In the case of the Perth Freight Link, this is far from the first time that he has left Transport Minister, Dean Nalder, red-faced and defending the indefensible. It raises the question, though, of how someone as closely-identified with the project as the Premier can say, now, that the PFL is "incredibly complicated, incredibly expensive for what it does" - when it was obvious to so many right from the start that this was so.
Add to that, the very real concern that "what it does" is not what is in the best interests of Western Australia - as evidenced by decades of bipartisan freight and port planning for Perth predicated on the development of an outer harbour container terminal.
Good to see, though, his finally acknowledging the need for the outer harbour container terminal and its relevance for the proposed PFL.
But Roe 8 is still a problem - and not only because of the destruction of valuable and irreplaceable wetlands.

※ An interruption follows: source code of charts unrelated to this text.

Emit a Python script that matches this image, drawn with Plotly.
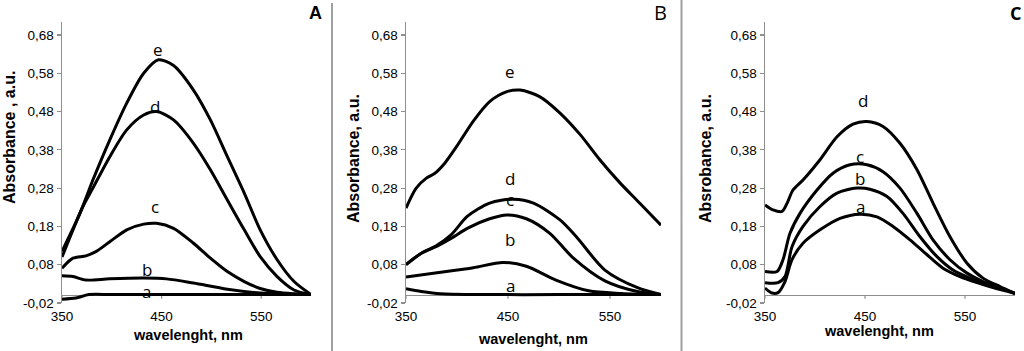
import plotly.graph_objects as go

# ---------------- data ----------------
ytick_vals = [-0.02, 0.08, 0.18, 0.28, 0.38, 0.48, 0.58, 0.68]
ytick_text = ["-0,02", "0,08", "0,18", "0,28", "0,38", "0,48", "0,58", "0,68"]
xtick_vals = [350, 450, 550]
xtick_text = ["350", "450", "550"]

# Panel A
A_e_wl = [350, 368, 381, 398, 415, 432, 447, 462, 482, 499, 516, 533, 549, 566, 583, 600]
A_e = [0.115, 0.214, 0.301, 0.406, 0.502, 0.58, 0.615, 0.60, 0.536, 0.458, 0.362, 0.267, 0.171, 0.093, 0.036, 0.002]
A_d_wl = [350, 361, 371, 381, 398, 415, 432, 445, 462, 482, 499, 516, 533, 549, 566, 583, 600]
A_d = [0.10, 0.171, 0.232, 0.28, 0.362, 0.432, 0.471, 0.48, 0.458, 0.397, 0.328, 0.249, 0.171, 0.101, 0.049, 0.014, 0.002]
A_c_wl = [350, 361, 374, 384, 398, 415, 432, 445, 462, 482, 499, 516, 533, 549, 566, 583, 600]
A_c = [0.071, 0.097, 0.103, 0.114, 0.14, 0.171, 0.186, 0.188, 0.175, 0.136, 0.097, 0.062, 0.036, 0.018, 0.008, 0.004, 0.002]
A_b_wl = [350, 361, 374, 398, 432, 455, 482, 516, 549, 583, 600]
A_b = [0.051, 0.049, 0.04, 0.043, 0.045, 0.043, 0.032, 0.016, 0.006, 0.003, 0.002]
A_a_wl = [350, 364, 377, 400, 450, 500, 550, 600]
A_a = [-0.01, -0.007, 0.002, 0.002, 0.002, 0.002, 0.002, 0.002]

# Panel B
B_e_wl = [350, 360, 370, 378, 388, 400, 416, 432, 449, 462, 481, 501, 521, 540, 560, 579, 600]
B_e = [0.228, 0.28, 0.306, 0.318, 0.345, 0.39, 0.455, 0.506, 0.532, 0.536, 0.519, 0.476, 0.419, 0.354, 0.293, 0.241, 0.183]
B_d_wl = [350, 365, 380, 395, 410, 432, 455, 475, 501, 517, 545, 577, 600]
B_d = [0.08, 0.11, 0.13, 0.16, 0.206, 0.241, 0.251, 0.241, 0.197, 0.153, 0.066, 0.02, 0.002]
B_c_wl = [350, 365, 380, 395, 410, 432, 449, 468, 491, 513, 545, 577, 600]
B_c = [0.08, 0.11, 0.128, 0.15, 0.175, 0.2, 0.21, 0.2, 0.162, 0.1, 0.038, 0.01, 0.002]
B_b_wl = [350, 384, 416, 445, 468, 497, 529, 561, 600]
B_b = [0.048, 0.06, 0.072, 0.086, 0.076, 0.04, 0.012, 0.005, 0.002]
B_a_wl = [350, 365, 384, 420, 500, 600]
B_a = [0.017, 0.01, 0.004, 0.002, 0.002, 0.002]

# Panel C
C_d_wl = [350, 358, 367, 372, 378, 388, 405, 422, 438, 452, 468, 485, 502, 518, 535, 552, 568, 585, 600]
C_d = [0.236, 0.223, 0.219, 0.24, 0.275, 0.301, 0.354, 0.414, 0.447, 0.454, 0.441, 0.397, 0.328, 0.241, 0.153, 0.084, 0.045, 0.023, 0.005]
C_c_wl = [350, 362, 368, 375, 385, 402, 418, 435, 452, 468, 485, 502, 518, 535, 552, 568, 585, 600]
C_c = [0.062, 0.062, 0.093, 0.162, 0.214, 0.275, 0.319, 0.341, 0.341, 0.323, 0.28, 0.214, 0.145, 0.093, 0.058, 0.036, 0.02, 0.005]
C_b_wl = [350, 363, 370, 377, 388, 405, 422, 442, 455, 472, 488, 505, 522, 538, 555, 572, 588, 600]
C_b = [0.033, 0.033, 0.049, 0.127, 0.18, 0.232, 0.267, 0.28, 0.277, 0.258, 0.214, 0.153, 0.101, 0.066, 0.045, 0.03, 0.017, 0.005]
C_a_wl = [350, 357, 363, 370, 377, 388, 405, 425, 445, 462, 478, 495, 512, 528, 545, 562, 578, 600]
C_a = [0.019, 0.006, 0.007, 0.036, 0.093, 0.136, 0.171, 0.201, 0.212, 0.205, 0.18, 0.145, 0.106, 0.071, 0.049, 0.033, 0.02, 0.005]

panels = [
    [("a", A_a_wl, A_a), ("b", A_b_wl, A_b), ("c", A_c_wl, A_c), ("d", A_d_wl, A_d), ("e", A_e_wl, A_e)],
    [("a", B_a_wl, B_a), ("b", B_b_wl, B_b), ("c", B_c_wl, B_c), ("d", B_d_wl, B_d), ("e", B_e_wl, B_e)],
    [("a", C_a_wl, C_a), ("b", C_b_wl, C_b), ("c", C_c_wl, C_c), ("d", C_d_wl, C_d)],
]

# curve labels: (panel, text, wavelength, absorbance)
labels = [
    (0, "e", 446, 0.641), (0, "d", 443, 0.493), (0, "c", 443, 0.232), (0, "b", 435, 0.068), (0, "a", 435, 0.010),
    (1, "e", 452, 0.584), (1, "d", 452, 0.305), (1, "c", 452, 0.249), (1, "b", 452, 0.145), (1, "a", 452, 0.027),
    (2, "d", 448, 0.51), (2, "c", 445, 0.362), (2, "b", 445, 0.306), (2, "a", 445, 0.232),
]
ytitles = ["Absorbance , a.u.", "Absorbance, a.u.", "Absrobance, a.u."]
xtitle = "wavelenght, nm"
panel_letters = ["A", "B", "C"]

# ---------------- layout ----------------
W, H = 1024, 351
def px(x):
    return x / W
def py(y):
    return 1 - y / H

x_domains = [(62, 311), (406, 661), (765, 1015)]
y_dom = (py(303), py(21.5))
YR = [-0.02, 0.715]

fig = go.Figure()
axis_font = dict(family="Liberation Sans, Arial", size=13.5, color="#000000")
shapes = []
for i, curves in enumerate(panels):
    xa = "x" if i == 0 else f"x{i+1}"
    ya = "y" if i == 0 else f"y{i+1}"
    for name, wl, vals in curves:
        fig.add_trace(go.Scatter(x=wl, y=vals, mode="lines", xaxis=xa, yaxis=ya,
                                 line=dict(color="black", width=3, shape="spline", smoothing=0.8),
                                 showlegend=False, hoverinfo="skip"))
    sfx = "" if i == 0 else str(i + 1)
    fig.layout["xaxis" + sfx] = dict(domain=[px(x_domains[i][0]), px(x_domains[i][1])], range=[350, 600],
                                     anchor=ya, tickvals=xtick_vals, ticktext=xtick_text,
                                     showline=False, ticks="outside", ticklen=1,
                                     tickcolor="rgba(0,0,0,0)", showgrid=False, zeroline=False,
                                     tickfont=axis_font, fixedrange=True, automargin=False)
    fig.layout["yaxis" + sfx] = dict(domain=list(y_dom), range=YR, anchor=xa,
                                     tickvals=ytick_vals, ticktext=ytick_text,
                                     showline=True, linecolor="#8f8f8f", linewidth=1.5, ticks="outside",
                                     ticklen=4, tickcolor="#8f8f8f", tickwidth=1.2, showgrid=False,
                                     zeroline=True, zerolinecolor="#8f8f8f", zerolinewidth=1.5,
                                     tickfont=axis_font, fixedrange=True, automargin=False)
    # small tick marks on the zero line
    for tv in xtick_vals:
        shapes.append(dict(type="line", xref=xa, yref=ya, x0=tv, x1=tv, y0=0, y1=-0.009,
                           line=dict(color="#8f8f8f", width=1.2), layer="below"))

annotations = []
for (p, t, xv, yv) in labels:
    xa = "x" if p == 0 else f"x{p+1}"
    ya = "y" if p == 0 else f"y{p+1}"
    annotations.append(dict(x=xv, y=yv, xref=xa, yref=ya, text=t, showarrow=False,
                            font=dict(family="Open Sans, Liberation Sans", size=17, color="black"),
                            xanchor="center", yanchor="middle"))

title_font = dict(family="Liberation Sans, Arial", size=14.5, color="#000000")
xt_x = [188, 533, 879]
xt_y = [335, 339, 331]
for i in range(3):
    annotations.append(dict(x=px(xt_x[i]), y=py(xt_y[i]), xref="paper", yref="paper", text="<b>" + xtitle + "</b>",
                            showarrow=False, font=title_font, xanchor="center", yanchor="middle"))
yt_x = [10, 354, 706]
yt_y = [138, 159, 159]
ytitle_font = dict(family="Liberation Sans, Arial", size=16, color="#000000")
for i in range(3):
    annotations.append(dict(x=px(yt_x[i]), y=py(yt_y[i]), xref="paper", yref="paper", text="<b>" + ytitles[i] + "</b>",
                            showarrow=False, font=ytitle_font, textangle=-90, xanchor="center", yanchor="middle"))
letter_specs = [
    (315, 13, "<b>A</b>", dict(family="Liberation Sans, Arial", size=18, color="black"), "center"),
    (660, 13, "B", dict(family="Open Sans", size=20, color="black"), "center"),
    (1023, 13, "<b>C</b>", dict(family="Open Sans", size=18, color="black"), "right"),
]
for lx, ly, txt, fnt, anc in letter_specs:
    annotations.append(dict(x=px(lx), y=py(ly), xref="paper", yref="paper", text=txt, showarrow=False,
                            font=fnt, xanchor=anc, yanchor="middle"))

shapes += [
    dict(type="line", xref="paper", yref="paper", x0=px(332), x1=px(332), y0=py(3), y1=0,
         line=dict(color="#a0a0a0", width=2)),
    dict(type="line", xref="paper", yref="paper", x0=px(681.5), x1=px(681.5), y0=1, y1=0,
         line=dict(color="#a0a0a0", width=2)),
]

fig.update_layout(width=W, height=H, margin=dict(l=0, r=0, t=0, b=0, autoexpand=False),
                  paper_bgcolor="white", plot_bgcolor="white",
                  annotations=annotations, shapes=shapes)

fig.write_html("out.html", config={"displayModeBar": False, "staticPlot": True},
               post_script="document.body.style.margin='0';document.body.style.overflow='hidden';")
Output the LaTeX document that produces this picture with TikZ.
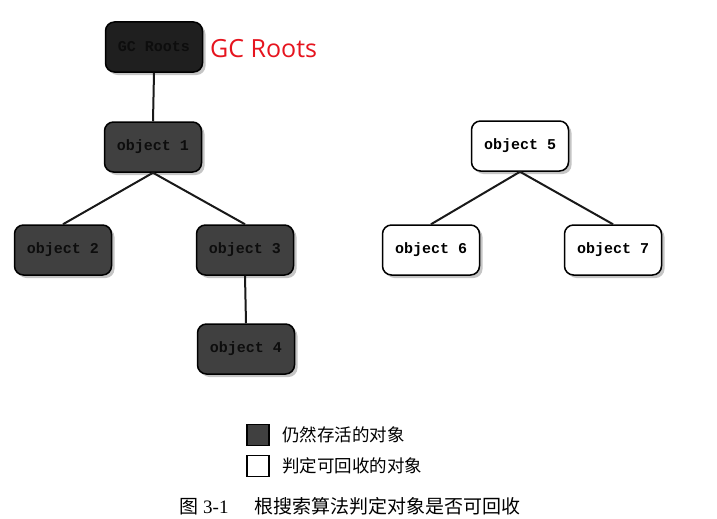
\documentclass[tikz,border=0pt]{standalone}
\usepackage{fontspec}
\setmainfont{Liberation Serif}
\newfontfamily\objfont{Liberation Mono}
\newfontfamily\gcfont{Open Sans}
\newfontfamily\cjk{Noto Sans CJK SC}
\usetikzlibrary{shadows}
\begin{document}
\begin{tikzpicture}[x=1pt,y=-1pt,
  obj/.style={rectangle,rounded corners=9pt,minimum width=97pt,minimum height=50pt,
    draw=black,line width=1.5pt,font=\objfont\bfseries\fontsize{15}{17}\selectfont,
    drop shadow={shadow xshift=3pt,shadow yshift=-3pt,opacity=0.45,fill=gray}},
  live/.style={obj,fill=black!75,text=black!95},
  dead/.style={obj,fill=white,text=black},
  link/.style={line width=2pt,draw=black!90},
  legbox/.style={rectangle,draw=black,line width=1.2pt,minimum width=22pt,minimum height=21pt,inner sep=0pt},
  legtext/.style={anchor=west,font=\cjk\fontsize{17.5}{19}\selectfont,inner sep=0pt}]
\useasboundingbox[fill=white] (0,0) rectangle (717,519);
\node[live,fill=black!88] (gc) at (154,47) {GC Roots};
\node[live] (o1) at (153,147) {object 1};
\node[live] (o2) at (63,250) {object 2};
\node[live] (o3) at (245,250) {object 3};
\node[live] (o4) at (246,349) {object 4};
\node[dead] (o5) at (520,146) {object 5};
\node[dead] (o6) at (431,250) {object 6};
\node[dead] (o7) at (613,250) {object 7};
\node[anchor=west,text={rgb,255:red,230;green,20;blue,30},font=\gcfont\fontsize{25}{28}\selectfont,inner sep=0pt] (gclabel) at (210,49) {GC Roots};
\draw[link] (gc.south) -- (o1.north);
\draw[link] (o1.south) -- (o2.north);
\draw[link] (o1.south) -- (o3.north);
\draw[link] (o3.south) -- (o4.north);
\draw[link] (o5.south) -- (o6.north);
\draw[link] (o5.south) -- (o7.north);
\node[legbox,fill=black!75] (lk1) at (258,435) {};
\node[legbox,fill=white] (lk2) at (258,466) {};
\node[legtext] (lt1) at (282,435) {仍然存活的对象};
\node[legtext] (lt2) at (282,466) {判定可回收的对象};
\node[anchor=center,inner sep=0pt,font=\fontsize{19}{21}\selectfont] (cap) at (350,506) {{\cjk 图} 3-1\hspace{26pt}{\cjk 根搜索算法判定对象是否可回收}};
\end{tikzpicture}
\end{document}
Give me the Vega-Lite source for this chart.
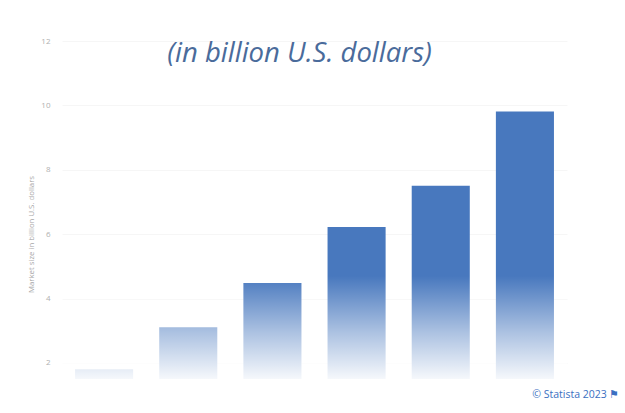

Roe 8 is a problem because, like the PFL itself it is a road to nowhere. In the absence of either PFL Stage 2 or a commitment to the Outer Harbour, Roe 8 will simply funnel more trucks onto roads that are already struggling to cope and still does nothing to create better (from everyone's perspective, not just the freight industry) access across the Swan River and into the port itself.
So what are we likely to see in 12 months, which will be only 4 months or so from the next election. It isn't likely that Barnett will resurrect PFL Stage 2 in an election campaign - except possibly to promise he won't build it and then, if he wins, turning round and doing just that (precisely what he did with forced local government amalgamations, so it wouldn't be the first time).
Even Roe 8 looks dicey for the 2017 election. Unless it is built really quickly (unlikely given that extensive stabilisation works will be needed across a wetland), the scar that is Roe 8 under construction will be a very visible running sore.
Still, if Roe 8 does get built, it will get used and will funnel more trucks to the Inner Harbour - and he could then argue that Stage 2 is needed because of the number of trucks accessing the Inner Harbour. In effect, we created a problem and now we need to build more to ameliorate some of this problem and create a bigger problem close to the port itself. Stranger things have happened.
What we need is for the federal government to withdraw funding from the PFL - it has the basis for doing so in that it is no longer the project it originally agreed to fund - and reallocate the money to other, more beneficial, transport projects in WA.